In combination with other materials such as resin, plaster and latex, Sarah Sitkin and Esmay Wagemans are using silicone to replicate human skin, defending the idea that skin doesn’t define everything we are. The high consistency of silicone allows for malleable and flexible flesh-like textures, which is why Sitkin’s and Wagemans’s creations look and feel like wearing a second skin.
‘Second skin’ refers to any layer that feels natural, fits perfectly and feels compatible with our very own skin and what’s contained behind it — us. But if our real skin divides the internal from the external, then a second skin can mediate the entry and exit point between us and the non-us. While our skin is fixed, defined by factors we can’t really control, a second skin is a mouldable, movable layer on which experiences and identities of all kinds can be inscribed, changing the way we perceive ourselves.
That’s exactly what Sarah Sitkin suggested with her project Bodysuits. Volunteers meeting certain health requirements let Sitkin cast with meticulous precision their bodies. Layers and layers of silicone — enough to make up for suits that weighed between 10-40 pounds, depending on the person’s ‘mould’ — turned into hyperreal sculptures of human flesh that could be worn by visitors during her solo exhibition at the Superchief Gallery LA in 2018.

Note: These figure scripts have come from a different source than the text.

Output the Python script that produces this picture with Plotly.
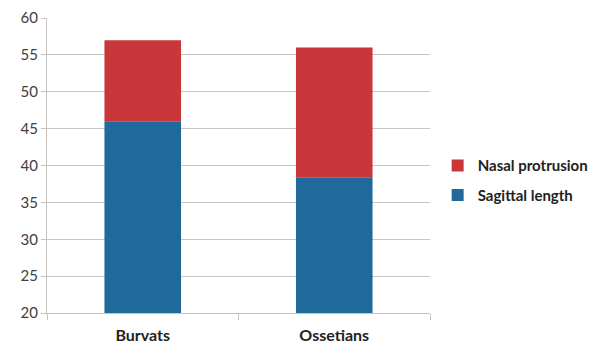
import plotly.graph_objects as go

categories = ["Burvats", "Ossetians"]
sagittal_length = [46.0, 38.4]
nasal_protrusion = [11.0, 17.6]
y_ticks = [20, 25, 30, 35, 40, 45, 50, 55, 60]

BASE = 20
fig = go.Figure()
fig.add_trace(go.Bar(
    x=categories, y=[v - BASE for v in sagittal_length], base=BASE,
    name="Sagittal length", legendgroup="s", legendrank=2,
    marker=dict(color="#1f6a9b", line=dict(width=0)),
))
fig.add_trace(go.Bar(
    x=categories, y=nasal_protrusion, base=sagittal_length,
    name="Nasal protrusion", legendgroup="n", legendrank=1,
    marker=dict(color="#c9373a", line=dict(width=0)),
))

grid = "#cbc3bd"
fig.update_layout(
    barmode="overlay",
    bargap=0.6,
    width=594, height=347,
    margin=dict(l=47, r=164, t=18, b=34, autoexpand=False),
    plot_bgcolor="white", paper_bgcolor="white",
    font=dict(family="Lato, Open Sans, sans-serif", color="#404040", size=13),
    showlegend=True,
    legend=dict(
        x=1.02, y=0.45, xanchor="left", yanchor="middle",
        traceorder="grouped",
        font=dict(size=15, color="#222222", family="Lato, sans-serif", weight="bold"),
        itemsizing="constant", tracegroupgap=7, itemwidth=30,
    ),
    xaxis=dict(
        type="category", tickson="boundaries", ticks="outside", ticklen=6,
        tickcolor=grid, showline=True, linecolor=grid, linewidth=1,
        showgrid=False, ticklabelstandoff=8, automargin=False,
        tickfont=dict(size=16, color="#222222", family="Lato, sans-serif", weight="bold"),
    ),
    yaxis=dict(
        range=[20, 60], tickvals=y_ticks, ticks="outside", ticklen=5,
        tickcolor=grid, showline=True, linecolor=grid, linewidth=1,
        showgrid=True, gridcolor=grid, gridwidth=1, zeroline=False,
        automargin=False,
        tickfont=dict(size=15, color="#404040"),
    ),
)
fig.write_html("out.html")
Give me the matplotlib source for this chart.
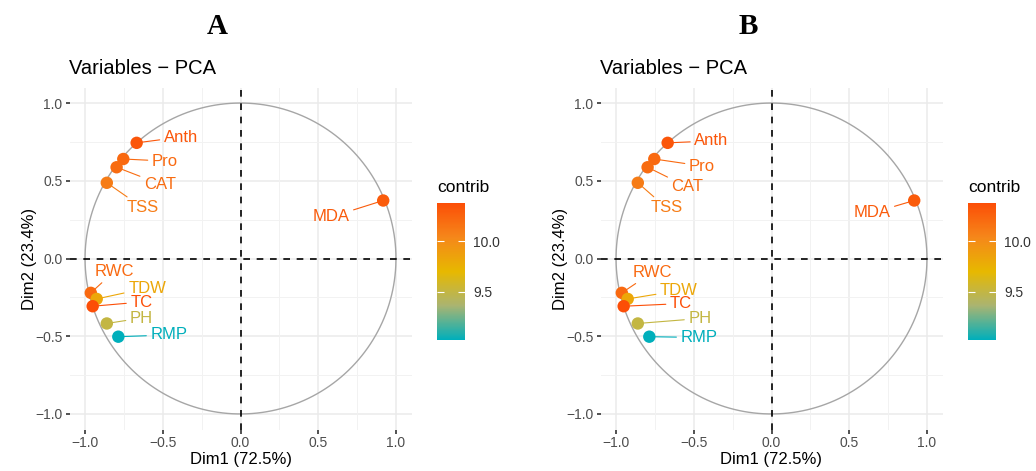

While it’s normal to think that each of us has a skin to shield behind, even though we live in a world that encourages plurality, Sitkin’s project indicates that our identity can be more fluid by exchanging our layers — that’s the beauty and at the same time the creepy side of technology: we can code ourselves and become many. The exhibition, after all, was “meant to communicate that our bodies are not the holders of our identity,” as Bill Dunleavy, co-founder of the gallery, said. Sitkin’s uncanny celebration of skins reveals how artists and technologies are resculpting our human identity and body.
Sarah Sitkin’s body of work is wide and her sculptures range from absolute human replicas to abstract ideas. One could argue that Bodysuits fostered a space for empathy, by encouraging visitors to try others’ skins. Other sculptures, however, are less about introducing the raw beauty of what is to be real and more about discovering macabre forms of humanity. The grotesque in every inch of our bodies. Her more experimental and obscure approach to sculpting got her to design the splitting mask of Billie Eilish for the Garage Magazine’s 2019 cover, a work directed by renowned artist Takashi Murakami, and to participate with duo Fecal Matter, known for their wicked fashion statement.
Going in a similar direction but more focused on morphing our physical embodiment whilst questioning the nature of human forms, Esmay Wagemans creates prosthetics — or better, facial and body accessories — that disproportionally enhance the body’s configuration. To know about Wagemans is to grasp that the artist is vocal about how politicised and restricted our body is, which view was crystallised when she designed the body architecture worn by Dutch singer and songwriter Sevdaliza for the cover of Glamcult magazine.
The silicone-based anatomy accentuated Sevdaliza’s ‘critical’ points by enlarging, even more, the proportions of her body that were already deemed as surpassing feminine standards. Wagemans’s ability to play with the body’s configuration of the corporeal and adhesive body pieces has got the attention of Solange, Rosalia and other personalities of the like who wear now her cellulose-like garments.
Interestingly, Sevdaliza has worked independently with both artists and that might be because of how Sitkin and Wagemans meander along dichotomies such as natural and artificial, soft and hard, vulnerable and protected, inside and outside — polarities that Sevdaliza herself addresses in her lyrics and videos and through her body. “I love to wear my body, I love to wear my skin — it’s so reflective of how you treat yourself, what you are and what you’ve experienced in life,” said the artist when she released her album ISON, which cover art was handmade and painted by Sitkin.
The sculpture of Sevdaliza dripping with sweat is so hyperrealistic that it’s hard to not think of it as a 3D object. In the same way, the attention to detail and exact replica of every pore and scar — and everything else that’s been falling in the category of ‘imperfections’ thanks to our culture of advertisement, Instagram and photoshop — make Sitkin’s bodysuits look like real bodies to the point that their nudity is unlikely to be an object of sexualisation, for we have unlearnt to look at nudity as a collection of skin, stories and identities and instead as an object of embellishment.
In deconstructing, reconstructing and replicating the fine line between body and space, Wagemans and Sitkin are scrutinising processes of organic and inorganic body dysmorphia, literally and abstractly, defining the human as real and fictional. Their sculptures are blurring the line between what’s real and what it seems to be real, revealing the macabre beauty of what is to be a human and what is it like to be in someone else’s flesh.
Now, would you let anyone try your skin?